Ait-Allah Mejri, Ketua IPMG mengatakan bahwa laporan tersebut menyoroti bahwa hanya sekitar 1 dari 10 obat baru yang diluncurkan secara global tersedia untuk pasien Indonesia. “Hal ini perlu mendapat perhatian khusus mengingat akses tepat waktu ke obat-obatan baru dapat menyelamatkan hidup pasien, meningkatkan hasil kualitas kesehatan, dan membantu mengurangi biaya perawatan kesehatan. Juga berkontribusi pada produktivitas ekonomi, dan menjadikan Indonesia tujuan yang lebih menarik untuk investasi dan inovasi masa depan.”
Faktanya hampir 90% masyarakat Indonesia telah mendapat Jaminan Kesehatan Nasional (JKN). Namun, jumlah jangkauan JKN tidak cukup untuk mencapai sistem kesehatan berkualitas tinggi. Solusi percepatan adopsi obat-obatan baru di Indonesia sudah ada, tetapi hambatan mendasar untuk mengadopsi well-evidenced innovation tersebut masih harus dipelajari.

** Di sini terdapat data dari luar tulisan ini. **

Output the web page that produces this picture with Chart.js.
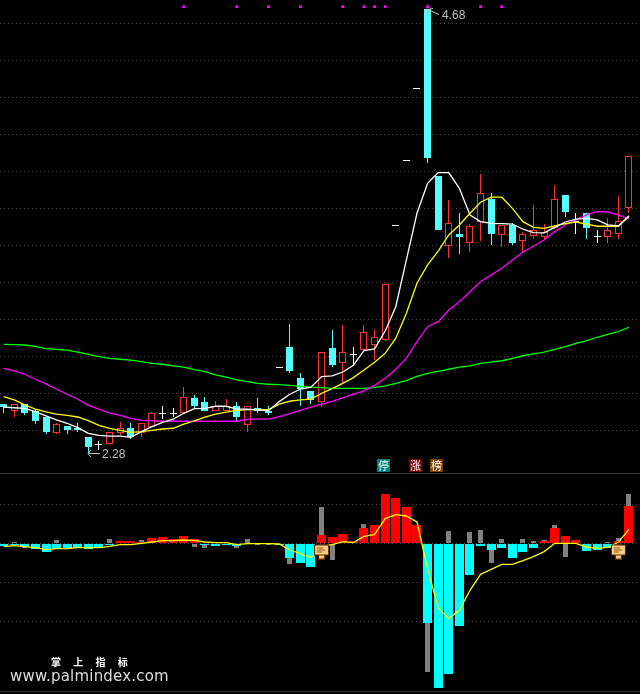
<!DOCTYPE html>
<html>
<head>
<meta charset="utf-8">
<script src="https://cdn.jsdelivr.net/npm/chart.js@4"></script>
<style>
    html, body { margin: 0; padding: 0; background: #000; }
    #stage { position: relative; width: 640px; height: 694px; overflow: hidden; background: #000; }
    canvas { position: absolute; left: 0; display: block; }
    #priceChart { top: 0; }
    #macdChart { top: 474px; }
    .rule { position: absolute; left: 0; width: 640px; height: 1px; background: #333; }
    .tag { position: absolute; top: 459px; width: 13px; height: 13px; color: #fff; font: 11px/13px "Noto Sans CJK SC"; text-align: center; }
    #brand { position: absolute; left: 51px; top: 654px; color: #fff; font: bold 10px/16px "Noto Sans CJK SC"; word-spacing: 10px; white-space: nowrap; }
    #site { position: absolute; left: 10px; top: 666px; color: #ddd; font: 15px/20px "DejaVu Sans"; letter-spacing: .2px; white-space: nowrap; }
</style>
</head>
<body>
<div id="stage">
    <canvas id="priceChart" width="640" height="474"></canvas>
    <canvas id="macdChart" width="640" height="220"></canvas>
    <div class="rule" style="top:473px"></div>
    <div class="rule" style="top:691px"></div>
    <div class="tag" style="left:377px;background:#008080">停</div>
    <div class="tag" style="left:409px;background:#800000">涨</div>
    <div class="tag" style="left:430px;background:#804000">榜</div>
    <div id="brand">掌 上 指 标</div>
    <div id="site">www.palmindex.com</div>
</div>
<script>
// --- Candles ---
const opens = [2.542,2.506,2.542,2.506,2.472,2.387,2.424,2.413,2.364,2.326,2.328,2.387,2.413,2.387,2.420,2.492,2.492,2.492,2.573,2.553,
    2.506,2.506,2.530,2.431,2.521,2.506,2.741,2.850,2.681,2.611,2.552,2.843,2.762,2.813,2.833,2.860,2.888,3.508,3.860,4.249,
    4.680,3.775,3.398,3.461,3.411,3.528,3.649,3.457,3.508,3.422,3.449,3.443,3.492,3.670,3.533,3.573,3.449,3.447,3.460,3.600];
const closes = [2.524,2.542,2.495,2.452,2.393,2.433,2.402,2.402,2.310,2.326,2.389,2.411,2.364,2.438,2.492,2.492,2.492,2.579,2.532,2.506,
    2.530,2.530,2.472,2.530,2.506,2.495,2.741,2.719,2.625,2.566,2.822,2.755,2.822,2.813,2.930,2.903,3.191,3.508,3.860,4.249,
    3.874,3.483,3.519,3.445,3.503,3.681,3.463,3.508,3.414,3.460,3.481,3.470,3.649,3.582,3.533,3.495,3.449,3.481,3.530,3.881];
const highs = [2.542,2.542,2.542,2.515,2.472,2.438,2.424,2.438,2.364,2.342,2.389,2.443,2.440,2.438,2.499,2.532,2.519,2.633,2.589,2.579,
    2.557,2.568,2.552,2.530,2.575,2.530,2.741,2.975,2.708,2.611,2.822,2.942,2.969,2.850,2.969,2.948,3.191,3.508,3.860,4.249,
    4.680,3.775,3.645,3.573,3.514,3.786,3.681,3.508,3.519,3.474,3.618,3.514,3.724,3.670,3.576,3.573,3.485,3.546,3.665,3.881];
const lows = [2.495,2.474,2.483,2.436,2.382,2.382,2.382,2.393,2.280,2.294,2.328,2.376,2.353,2.366,2.420,2.461,2.472,2.492,2.514,2.506,
    2.506,2.506,2.451,2.391,2.495,2.483,2.741,2.712,2.533,2.544,2.525,2.744,2.654,2.752,2.833,2.779,2.883,3.508,3.860,4.249,
    3.847,3.483,3.333,3.355,3.366,3.425,3.402,3.393,3.403,3.366,3.436,3.427,3.487,3.555,3.463,3.436,3.414,3.414,3.436,3.576];

// --- Moving averages ---
const maWhite = [2.525,2.522,2.519,2.501,2.478,2.456,2.438,2.414,2.384,2.373,2.369,2.368,2.362,2.393,2.420,2.443,2.460,2.492,2.517,2.519,
    2.530,2.530,2.515,2.515,2.510,2.506,2.555,2.595,2.622,2.633,2.690,2.694,2.715,2.752,2.831,2.840,2.937,3.068,3.321,3.573,
    3.735,3.793,3.793,3.708,3.564,3.528,3.519,3.517,3.515,3.487,3.468,3.467,3.497,3.526,3.542,3.546,3.537,3.510,3.505,3.560];
const maYellow = [2.582,2.564,2.537,2.514,2.499,2.488,2.481,2.472,2.452,2.427,2.411,2.400,2.389,2.393,2.400,2.407,2.411,2.433,2.451,2.471,
    2.488,2.498,2.508,2.512,2.512,2.512,2.541,2.557,2.564,2.569,2.600,2.625,2.654,2.685,2.726,2.768,2.816,2.898,3.033,3.195,
    3.294,3.369,3.456,3.510,3.573,3.633,3.660,3.660,3.600,3.528,3.497,3.492,3.505,3.517,3.526,3.515,3.503,3.503,3.503,3.555];
const maMagenta = [2.735,2.721,2.703,2.676,2.651,2.622,2.595,2.568,2.535,2.514,2.494,2.481,2.465,2.454,2.451,2.449,2.449,2.449,2.449,2.449,
    2.449,2.449,2.449,2.460,2.460,2.460,2.474,2.490,2.508,2.525,2.541,2.557,2.575,2.595,2.613,2.643,2.681,2.730,2.789,2.879,
    2.960,2.987,3.050,3.095,3.149,3.203,3.240,3.276,3.321,3.364,3.396,3.429,3.474,3.510,3.537,3.564,3.582,3.580,3.564,3.542];
const maGreen = [2.865,2.863,2.861,2.854,2.841,2.838,2.833,2.822,2.811,2.798,2.789,2.784,2.779,2.771,2.762,2.757,2.748,2.741,2.728,2.717,
    2.699,2.687,2.672,2.663,2.654,2.649,2.647,2.643,2.638,2.633,2.631,2.627,2.627,2.627,2.627,2.631,2.640,2.654,2.668,2.692,
    2.708,2.719,2.730,2.741,2.748,2.762,2.768,2.776,2.789,2.803,2.813,2.823,2.838,2.852,2.870,2.885,2.903,2.919,2.933,2.957];

// --- Lower panel ---
const histBars = [-.027,-.013,-.037,-.057,-.09,-.053,-.053,-.047,-.06,-.047,-.01,.02,.02,.013,.05,.06,.04,.07,.04,-.01,
    -.03,-.02,-.03,null,null,null,-.02,-.15,-.2,-.24,.08,.06,.09,.02,.15,.18,.49,.45,.36,.18,
    -.797,-1.45,-1.31,-.83,-.32,-.03,-.067,-.047,-.147,-.087,-.047,.023,.153,.073,.033,-.077,-.067,-.047,.023,.373];
const grayBars = [null,.01,-.05,null,null,.03,null,null,null,null,.04,null,null,.03,null,null,null,null,-.037,-.05,
    null,null,-.05,.04,-.02,-.02,null,-.21,null,null,.363,-.17,null,null,.19,null,null,null,null,null,
    -1.29,null,.123,null,.113,.133,-.197,.043,null,.043,.023,.033,.183,-.137,null,null,null,.013,.053,.493];
const histLine = [-.033,-.023,-.033,-.043,-.063,-.053,-.053,-.043,-.043,-.043,-.03,-.013,-.013,0,.013,.027,.027,.033,.03,.013,
    .007,.007,-.013,-.003,-.003,-.003,-.007,-.067,-.103,-.143,-.027,-.013,.017,.007,.07,.09,.247,.287,.273,.213,
    -.253,-.647,-.753,-.67,-.47,-.31,-.26,-.21,-.21,-.173,-.133,-.083,0,0,0,-.037,-.05,-.04,.01,.14];

// --- Ticks and markers ---
const priceGrid = [4.6,4.4,4.2,4.0,3.8,3.6,3.4,3.2,3.0,2.8,2.6,2.4];
const histGrid = [.39,0,-.39,-.78];
const signalIdx = [17,22,25,28,32,34,35,36,40,45,47];
const signalLevel = 4.69;
const flagIdx = [30,58];
const flagLevel = -.082;
const highIdx = 40, highLabel = '4.68';
const lowIdx = 8, lowLabel = '2.28';

const RED = '#ff3232', CYAN = '#54fcfc', WHITE = '#ffffff';
const xRange = { min: -0.34, max: 60.04 };

const pts = arr => arr.map((v, i) => ({ x: i, y: v }));

function candleColor(i) {
    if (closes[i] > opens[i]) return RED;
    if (closes[i] < opens[i]) return CYAN;
    return WHITE;
}

// bars land on whole pixels, like the terminal draws them
const snapBars = {
    id: 'snapBars',
    afterDatasetsUpdate(chart) {
        chart.getSortedVisibleDatasetMetas().forEach(meta => {
            if (meta.type !== 'bar') return;
            meta.data.forEach(el => {
                el.x = Math.floor(el.x) + 0.5;
                el.y = Math.round(el.y);
                el.base = Math.round(el.base);
                if (el.y === el.base) el.base = el.y + 1;
            });
        });
    }
};

// high / low notes with their little arrows
const priceNotes = {
    id: 'priceNotes',
    afterDatasetsDraw(chart) {
        const { ctx, scales: { x, y } } = chart;
        ctx.save();
        ctx.strokeStyle = '#c0c0c0';
        ctx.fillStyle = '#c0c0c0';
        ctx.lineWidth = 1;
        ctx.font = '12px "Liberation Sans"';
        ctx.textBaseline = 'alphabetic';

        const hx = Math.round(x.getPixelForValue(highIdx));
        const hy = Math.round(y.getPixelForValue(highs[highIdx]));
        ctx.beginPath();
        ctx.moveTo(hx, hy + 0.5); ctx.lineTo(hx + 11, hy + 5.5);
        ctx.moveTo(hx, hy + 0.5); ctx.lineTo(hx + 1, hy + 5);
        ctx.moveTo(hx, hy + 0.5); ctx.lineTo(hx + 5, hy - 0.5);
        ctx.stroke();
        ctx.fillText(highLabel, hx + 14, hy + 10);

        const lx = Math.round(x.getPixelForValue(lowIdx));
        const ly = Math.round(y.getPixelForValue(lows[lowIdx]));
        ctx.beginPath();
        ctx.moveTo(lx, ly + 0.5); ctx.lineTo(lx + 12, ly + 0.5);
        ctx.moveTo(lx, ly + 0.5); ctx.lineTo(lx + 3, ly - 3);
        ctx.moveTo(lx, ly + 0.5); ctx.lineTo(lx + 3, ly + 4);
        ctx.stroke();
        ctx.fillText(lowLabel, lx + 14, ly + 5);
        ctx.restore();
    }
};

function makeFlagIcon() {
    const c = document.createElement('canvas');
    c.width = 15; c.height = 16;
    const g = c.getContext('2d');
    g.fillStyle = '#5a2e00';
    g.fillRect(4, 0, 7, 2);
    g.fillRect(0, 1, 15, 11);
    g.fillRect(4, 12, 7, 4);
    g.fillStyle = '#ffc97f';
    g.fillRect(1, 2, 13, 9);
    g.fillRect(5, 12, 5, 3);
    g.fillStyle = '#8a5a20';
    g.fillRect(3, 4, 6, 1);
    g.fillRect(3, 6, 8, 1);
    g.fillRect(3, 8, 5, 1);
    return c;
}

function lineSet(values, color, order) {
    return { type: 'line', data: pts(values), borderColor: color, borderWidth: 1.3, pointRadius: 0, tension: 0, order };
}

function panelOptions(yMin, yMax, gridVals) {
    return {
        responsive: false,
        animation: false,
        events: [],
        layout: { padding: 0, autoPadding: false },
        elements: { bar: { inflateAmount: 0 } },
        plugins: { legend: { display: false }, tooltip: { enabled: false } },
        scales: {
            x: { type: 'linear', offset: false, min: xRange.min, max: xRange.max, display: false },
            y: {
                min: yMin, max: yMax,
                afterBuildTicks: axis => { axis.ticks = gridVals.map(v => ({ value: v })); },
                ticks: { display: false },
                border: { display: false, dash: [1, 3] },
                grid: { color: '#4a4a4a', drawTicks: false, lineWidth: 1 }
            }
        }
    };
}

document.addEventListener('DOMContentLoaded', () => {
    const idx = opens.map((_, i) => i);

    new Chart(document.getElementById('priceChart'), {
        data: {
            datasets: [
                {
                    type: 'bar', grouped: false, barThickness: 1, order: 6,
                    data: idx.map(i => ({ x: i, y: [lows[i], highs[i]] })),
                    backgroundColor: idx.map(candleColor)
                },
                {
                    type: 'bar', grouped: false, barThickness: 7, order: 5,
                    data: idx.map(i => ({ x: i, y: [opens[i], closes[i]] })),
                    backgroundColor: idx.map(i => candleColor(i) === RED ? '#000000' : candleColor(i)),
                    borderColor: idx.map(candleColor),
                    borderWidth: 1, borderSkipped: false
                },
                lineSet(maGreen, '#00ff00', 4),
                lineSet(maMagenta, '#ff00ff', 3),
                lineSet(maYellow, '#ffff00', 2),
                lineSet(maWhite, '#ffffff', 1),
                {
                    type: 'line', showLine: false, order: 0,
                    data: signalIdx.map(i => ({ x: i, y: signalLevel })),
                    pointStyle: 'rect', pointRadius: 2, pointBackgroundColor: '#ff00ff', pointBorderWidth: 0
                }
            ]
        },
        options: panelOptions(2.1638, 4.726, priceGrid),
        plugins: [snapBars, priceNotes]
    });

    new Chart(document.getElementById('macdChart'), {
        data: {
            datasets: [
                {
                    type: 'bar', grouped: false, barThickness: 5, order: 4,
                    data: pts(grayBars), backgroundColor: '#808080'
                },
                {
                    type: 'bar', grouped: false, barThickness: 9, order: 3,
                    data: pts(histBars),
                    backgroundColor: histBars.map(v => v > 0 ? '#ff0000' : '#00ffff')
                },
                lineSet(histLine, '#ffff00', 2),
                {
                    type: 'line', showLine: false, order: 1,
                    data: flagIdx.map(i => ({ x: i, y: flagLevel })),
                    pointStyle: makeFlagIcon(), pointRadius: 8
                }
            ]
        },
        options: panelOptions(-1.507, .693, histGrid),
        plugins: [snapBars]
    });
});
</script>
</body>
</html>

IPMG melihat bahwa Indonesia memiliki kesempatan emas untuk mentransformasi layanan kesehatan dengan cara meningkatkan investasinya pada sektor kesehatan. Terlebih lagi pada obat-obatan preventif dan layanan kesehatan primer. Selain itu, perlu diimbangi dengan upaya untuk memperluas akses masyarakat terhadap obat-obatan life-saving dan stand yang dapat mengikuti kemajuan inovasi.
Sementara Dr. Rosa C. Ginting, Ketua Umum Perkumpulan Ahli Manajemen Jaminan dan Asuransi Kesehatan Indonesia (PAMJAKI), berpendapat, “Saat ini perlu dikembangkan suatu pendekatan yang jelas untuk kerja sama antara JKN dan asuransi swasta. Perlu diciptakan produk ‘top-up health insurance’ di JKN yang mencakup kebutuhan layanan kesehatan masyarakat kelas menengah-atas. Hal ini dapat dimulai dengan mengelompokkan produk yang dibatasi atau yang tidak ditanggung oleh BPJS, berdasarkan kualitas dan kuantitas obat. Kemudian juga berdasarkan pilihan Dokter yang ditujukan untuk perorangan atau kelompok.”

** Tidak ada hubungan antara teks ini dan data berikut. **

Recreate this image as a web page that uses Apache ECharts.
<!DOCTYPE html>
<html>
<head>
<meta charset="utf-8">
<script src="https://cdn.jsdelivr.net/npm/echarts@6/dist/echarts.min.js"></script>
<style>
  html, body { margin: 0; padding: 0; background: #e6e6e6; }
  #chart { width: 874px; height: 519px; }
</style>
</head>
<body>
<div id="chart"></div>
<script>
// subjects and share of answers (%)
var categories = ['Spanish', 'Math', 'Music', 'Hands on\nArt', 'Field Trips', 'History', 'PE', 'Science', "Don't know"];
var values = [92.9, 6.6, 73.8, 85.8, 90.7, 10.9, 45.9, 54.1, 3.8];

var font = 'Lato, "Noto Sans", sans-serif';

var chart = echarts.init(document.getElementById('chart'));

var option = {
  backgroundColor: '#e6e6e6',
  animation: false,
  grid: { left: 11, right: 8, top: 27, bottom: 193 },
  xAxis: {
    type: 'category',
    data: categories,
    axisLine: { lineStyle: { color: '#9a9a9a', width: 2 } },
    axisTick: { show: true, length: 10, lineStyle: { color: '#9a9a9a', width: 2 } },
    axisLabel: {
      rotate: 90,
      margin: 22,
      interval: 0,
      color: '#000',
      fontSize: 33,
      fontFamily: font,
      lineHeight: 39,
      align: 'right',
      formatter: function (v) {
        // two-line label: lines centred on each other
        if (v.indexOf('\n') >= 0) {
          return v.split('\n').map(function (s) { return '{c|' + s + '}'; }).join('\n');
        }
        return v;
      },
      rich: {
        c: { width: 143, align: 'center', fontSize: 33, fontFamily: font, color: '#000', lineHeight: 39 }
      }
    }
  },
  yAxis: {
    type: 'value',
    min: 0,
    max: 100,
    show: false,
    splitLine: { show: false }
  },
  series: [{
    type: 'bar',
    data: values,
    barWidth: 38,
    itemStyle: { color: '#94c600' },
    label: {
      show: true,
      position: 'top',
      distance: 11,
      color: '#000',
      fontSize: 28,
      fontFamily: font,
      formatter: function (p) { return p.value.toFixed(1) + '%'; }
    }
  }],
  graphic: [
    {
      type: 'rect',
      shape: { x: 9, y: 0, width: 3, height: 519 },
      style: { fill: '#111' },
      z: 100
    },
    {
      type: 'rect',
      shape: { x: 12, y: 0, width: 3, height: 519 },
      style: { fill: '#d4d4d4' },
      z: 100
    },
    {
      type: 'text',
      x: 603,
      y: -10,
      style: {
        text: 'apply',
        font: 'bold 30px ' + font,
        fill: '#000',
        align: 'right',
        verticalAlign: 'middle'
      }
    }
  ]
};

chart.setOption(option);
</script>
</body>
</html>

IPMG mendukung pembuatan kebijakan berdasarkan bukti klinis yang akan memastikan bahwa pasien mendapatkan pelayanan dan perawatan kesehatan terbaik yang sesuai dengan kebutuhan mereka.

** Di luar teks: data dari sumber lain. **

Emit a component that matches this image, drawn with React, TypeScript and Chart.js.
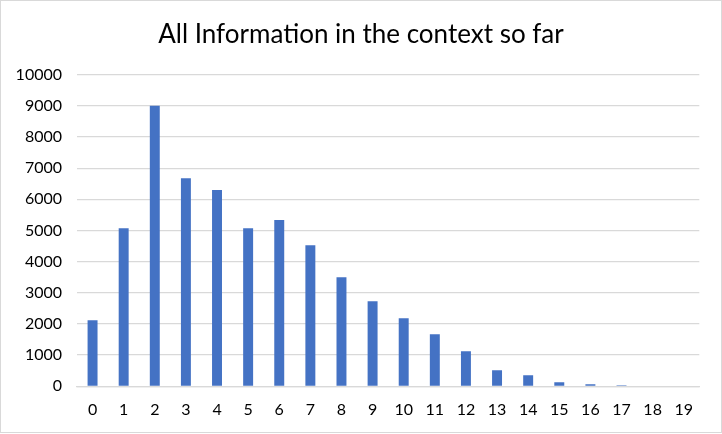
import React, { useEffect, useRef } from "react";
import { Chart, registerables } from "chart.js";

Chart.register(...registerables);

const TITLE = "All Information in the context so far";
const categories = ["0","1","2","3","4","5","6","7","8","9","10","11","12","13","14","15","16","17","18","19"];
const counts = [2120, 5075, 9000, 6680, 6300, 5075, 5335, 4530, 3500, 2730, 2185, 1670, 1125, 515, 355, 130, 65, 35, 0, 0];
const yMin = 0;
const yMax = 10000;
const yStep = 1000;

const centeredTitle = {
  id: "centeredTitle",
  afterDraw(chart: any) {
    const c = chart.ctx;
    c.save();
    c.fillStyle = "#000000";
    c.font = "normal 26px Lato";
    c.textAlign = "center";
    c.textBaseline = "alphabetic";
    c.fillText(TITLE, chart.width / 2, 41.5);
    c.restore();
  },
};

export default function App() {
  const ref = useRef<HTMLCanvasElement>(null);
  useEffect(() => {
    document.body.style.margin = "0";
    const ctx = ref.current!;
    const chart = new Chart(ctx, {
      type: "bar",
      data: {
        labels: categories,
        datasets: [
          {
            data: counts,
            backgroundColor: "#4472C4",
            borderWidth: 0,
            categoryPercentage: 1,
            barPercentage: 0.32,
          },
        ],
      },
      plugins: [centeredTitle],
      options: {
        responsive: false,
        animation: false,
        devicePixelRatio: 1,
        layout: { padding: { left: 0, right: 21.7, top: 73.7, bottom: 0 } },
        plugins: {
          legend: { display: false },
          tooltip: { enabled: false },
          title: { display: false },
        },
        scales: {
          x: {
            grid: { display: false, drawTicks: false },
            border: { display: true, color: "#d9d9d9", width: 1.3 },
            ticks: {
              color: "#000000",
              font: { family: "Lato", size: 16 },
              padding: 14,
              maxRotation: 0,
              autoSkip: false,
            },
            afterFit: (s: any) => {
              s.height = 45.7;
            },
          },
          y: {
            min: yMin,
            max: yMax,
            grid: { color: "#d9d9d9", lineWidth: 1.3, drawTicks: false },
            border: { display: false },
            ticks: {
              stepSize: yStep,
              color: "#000000",
              font: { family: "Lato", size: 16 },
              padding: 15,
              callback: (v: any) => String(v),
            },
            afterFit: (s: any) => {
              s.width = 76;
            },
          },
        },
      },
    });
    return () => chart.destroy();
  }, []);
  return (
    <div
      style={{
        position: "absolute",
        left: 0,
        top: 0,
        width: 722,
        height: 433,
        border: "1px solid #d9d9d9",
        boxSizing: "border-box",
        background: "#ffffff",
      }}
    >
      <canvas ref={ref} width={720} height={431} style={{ display: "block", width: 720, height: 431 }} />
    </div>
  );
}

Ait-Allah Mejri menyimpulkan, “Anggota IPMG berkomitmen untuk terus melakukan edukasi dan meningkatkan pengetahuan medis secara berkesinambungan di Indonesia. Komitmen kami ini tentu memerlukan keterlibatan dan dialog terbuka dengan berbagai pihak utamanya Pemerintah, akademisi dan mitra swasta lainnya untuk bisa mendorong pemahaman yang lebih baik terkait inovasi di bidang kesehatan, dan menggambarkan lebih jelas manfaat nilai inovasi ini dalam perimbangan faktor ekonomi kesehatan Indonesia.”